--- start Records shown ---

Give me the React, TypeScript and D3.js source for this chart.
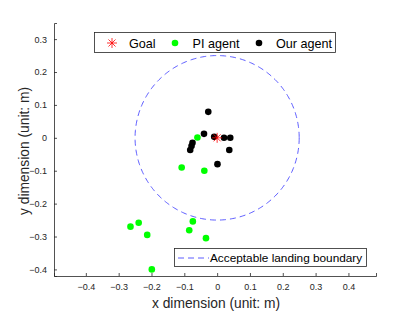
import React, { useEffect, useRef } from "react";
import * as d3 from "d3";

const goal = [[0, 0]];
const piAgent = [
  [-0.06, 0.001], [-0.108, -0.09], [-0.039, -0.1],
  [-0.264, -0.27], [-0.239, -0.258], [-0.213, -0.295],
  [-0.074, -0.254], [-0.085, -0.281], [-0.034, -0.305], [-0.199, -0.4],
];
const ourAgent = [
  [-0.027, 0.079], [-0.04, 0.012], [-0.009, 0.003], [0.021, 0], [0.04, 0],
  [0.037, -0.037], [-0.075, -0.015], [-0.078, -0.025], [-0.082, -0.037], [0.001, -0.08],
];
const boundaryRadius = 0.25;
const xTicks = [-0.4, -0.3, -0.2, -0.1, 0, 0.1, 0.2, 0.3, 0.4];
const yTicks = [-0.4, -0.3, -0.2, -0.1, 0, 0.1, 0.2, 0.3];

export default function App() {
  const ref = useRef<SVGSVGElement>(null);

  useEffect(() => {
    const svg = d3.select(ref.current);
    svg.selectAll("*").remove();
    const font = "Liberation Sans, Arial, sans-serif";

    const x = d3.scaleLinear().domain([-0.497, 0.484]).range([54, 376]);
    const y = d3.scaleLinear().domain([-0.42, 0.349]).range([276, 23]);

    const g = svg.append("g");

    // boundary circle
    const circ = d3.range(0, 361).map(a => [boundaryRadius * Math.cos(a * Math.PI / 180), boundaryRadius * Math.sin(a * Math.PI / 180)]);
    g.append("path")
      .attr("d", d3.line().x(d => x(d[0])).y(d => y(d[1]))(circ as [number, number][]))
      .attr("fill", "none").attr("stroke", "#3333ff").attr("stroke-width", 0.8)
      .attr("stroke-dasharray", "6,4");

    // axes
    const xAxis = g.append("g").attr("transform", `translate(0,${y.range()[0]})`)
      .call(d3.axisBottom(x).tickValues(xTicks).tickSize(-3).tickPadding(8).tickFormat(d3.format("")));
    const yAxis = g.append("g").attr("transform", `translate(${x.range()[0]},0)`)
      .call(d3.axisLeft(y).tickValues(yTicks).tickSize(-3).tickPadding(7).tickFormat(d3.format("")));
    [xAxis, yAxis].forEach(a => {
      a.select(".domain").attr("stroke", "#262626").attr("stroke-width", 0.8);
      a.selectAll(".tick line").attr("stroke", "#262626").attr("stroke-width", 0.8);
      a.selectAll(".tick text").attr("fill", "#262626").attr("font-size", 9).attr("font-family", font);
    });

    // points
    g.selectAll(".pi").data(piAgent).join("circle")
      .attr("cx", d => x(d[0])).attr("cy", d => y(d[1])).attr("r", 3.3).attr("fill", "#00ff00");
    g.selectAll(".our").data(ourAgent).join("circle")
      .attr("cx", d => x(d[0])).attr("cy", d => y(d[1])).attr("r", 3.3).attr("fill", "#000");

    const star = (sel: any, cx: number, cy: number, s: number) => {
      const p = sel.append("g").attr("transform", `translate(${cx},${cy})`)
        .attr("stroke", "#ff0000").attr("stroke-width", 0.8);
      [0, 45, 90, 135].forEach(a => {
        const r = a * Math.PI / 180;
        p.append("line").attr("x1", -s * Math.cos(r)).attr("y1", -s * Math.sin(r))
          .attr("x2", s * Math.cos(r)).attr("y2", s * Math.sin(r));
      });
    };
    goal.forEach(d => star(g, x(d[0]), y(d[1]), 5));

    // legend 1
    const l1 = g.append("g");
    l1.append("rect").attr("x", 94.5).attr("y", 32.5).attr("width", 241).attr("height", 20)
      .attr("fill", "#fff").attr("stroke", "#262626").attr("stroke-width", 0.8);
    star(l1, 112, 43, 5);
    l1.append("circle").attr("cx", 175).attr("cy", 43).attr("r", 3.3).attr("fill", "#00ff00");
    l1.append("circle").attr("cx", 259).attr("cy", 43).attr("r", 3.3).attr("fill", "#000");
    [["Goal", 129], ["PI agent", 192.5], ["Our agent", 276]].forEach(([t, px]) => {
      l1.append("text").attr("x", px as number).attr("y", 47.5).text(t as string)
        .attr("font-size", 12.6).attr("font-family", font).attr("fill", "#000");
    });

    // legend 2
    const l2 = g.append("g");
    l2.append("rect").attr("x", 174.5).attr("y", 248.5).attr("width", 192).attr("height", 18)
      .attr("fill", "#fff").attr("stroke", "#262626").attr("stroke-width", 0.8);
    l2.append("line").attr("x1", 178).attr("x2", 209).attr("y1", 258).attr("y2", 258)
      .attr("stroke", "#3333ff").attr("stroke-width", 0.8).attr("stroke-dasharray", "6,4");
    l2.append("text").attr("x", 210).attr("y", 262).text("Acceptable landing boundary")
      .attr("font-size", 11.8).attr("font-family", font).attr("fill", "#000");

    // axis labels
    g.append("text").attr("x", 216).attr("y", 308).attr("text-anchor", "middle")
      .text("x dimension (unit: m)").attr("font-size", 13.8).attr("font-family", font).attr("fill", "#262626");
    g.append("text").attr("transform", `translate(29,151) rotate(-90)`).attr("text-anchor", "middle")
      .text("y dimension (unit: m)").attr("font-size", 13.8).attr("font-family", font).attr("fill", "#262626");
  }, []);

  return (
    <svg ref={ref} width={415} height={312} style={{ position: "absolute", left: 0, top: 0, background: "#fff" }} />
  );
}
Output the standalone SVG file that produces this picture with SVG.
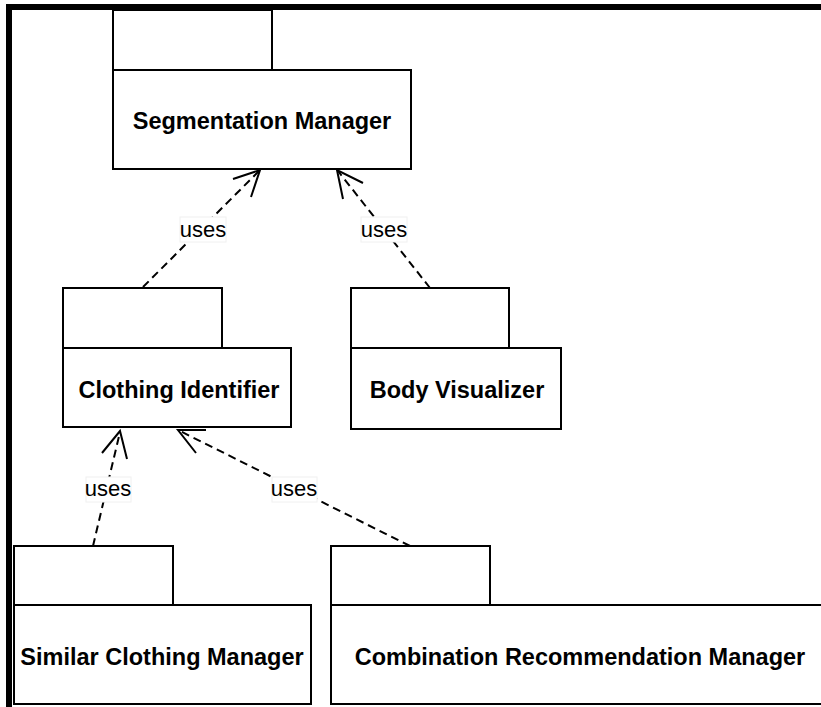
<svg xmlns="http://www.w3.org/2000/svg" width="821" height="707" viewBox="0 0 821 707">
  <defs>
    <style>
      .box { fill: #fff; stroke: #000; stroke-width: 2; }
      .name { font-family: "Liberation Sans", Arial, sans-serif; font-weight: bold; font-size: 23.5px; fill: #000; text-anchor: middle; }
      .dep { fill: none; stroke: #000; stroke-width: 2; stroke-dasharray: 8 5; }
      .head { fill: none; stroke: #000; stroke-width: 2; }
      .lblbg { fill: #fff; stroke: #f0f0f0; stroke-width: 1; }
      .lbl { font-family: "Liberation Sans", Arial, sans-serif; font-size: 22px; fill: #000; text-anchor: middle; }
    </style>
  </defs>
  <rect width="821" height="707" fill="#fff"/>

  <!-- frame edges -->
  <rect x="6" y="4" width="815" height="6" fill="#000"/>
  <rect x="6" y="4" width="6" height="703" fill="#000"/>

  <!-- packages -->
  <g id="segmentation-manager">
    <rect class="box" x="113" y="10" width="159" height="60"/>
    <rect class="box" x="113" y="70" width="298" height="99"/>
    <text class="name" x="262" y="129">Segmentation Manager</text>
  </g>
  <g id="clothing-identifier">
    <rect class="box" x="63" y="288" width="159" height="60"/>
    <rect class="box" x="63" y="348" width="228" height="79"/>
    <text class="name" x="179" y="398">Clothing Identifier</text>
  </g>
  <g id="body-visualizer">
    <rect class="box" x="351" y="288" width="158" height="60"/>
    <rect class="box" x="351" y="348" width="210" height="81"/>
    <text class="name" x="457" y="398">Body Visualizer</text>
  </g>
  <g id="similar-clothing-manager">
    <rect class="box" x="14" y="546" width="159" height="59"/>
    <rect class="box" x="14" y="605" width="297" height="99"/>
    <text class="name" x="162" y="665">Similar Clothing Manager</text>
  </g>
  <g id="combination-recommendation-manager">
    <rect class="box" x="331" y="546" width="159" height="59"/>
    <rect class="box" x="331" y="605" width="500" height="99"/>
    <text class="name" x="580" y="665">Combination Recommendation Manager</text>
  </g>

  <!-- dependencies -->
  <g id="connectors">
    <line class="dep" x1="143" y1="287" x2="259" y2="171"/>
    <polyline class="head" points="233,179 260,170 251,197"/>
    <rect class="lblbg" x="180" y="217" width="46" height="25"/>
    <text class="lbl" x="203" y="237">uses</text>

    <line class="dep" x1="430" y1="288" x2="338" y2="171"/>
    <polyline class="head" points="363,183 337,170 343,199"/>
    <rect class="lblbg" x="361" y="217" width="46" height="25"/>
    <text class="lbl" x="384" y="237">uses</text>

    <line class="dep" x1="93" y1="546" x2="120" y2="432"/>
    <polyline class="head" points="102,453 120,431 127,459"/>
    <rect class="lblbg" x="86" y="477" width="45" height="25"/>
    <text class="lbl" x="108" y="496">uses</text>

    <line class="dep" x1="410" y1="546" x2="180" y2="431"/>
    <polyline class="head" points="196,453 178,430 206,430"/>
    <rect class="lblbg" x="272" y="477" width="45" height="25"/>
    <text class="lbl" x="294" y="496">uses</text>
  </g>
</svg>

--- end Records shown ---

> [Objective]: Say how many lines include the word "React"; reply with the number alone.

> [Output below]: 2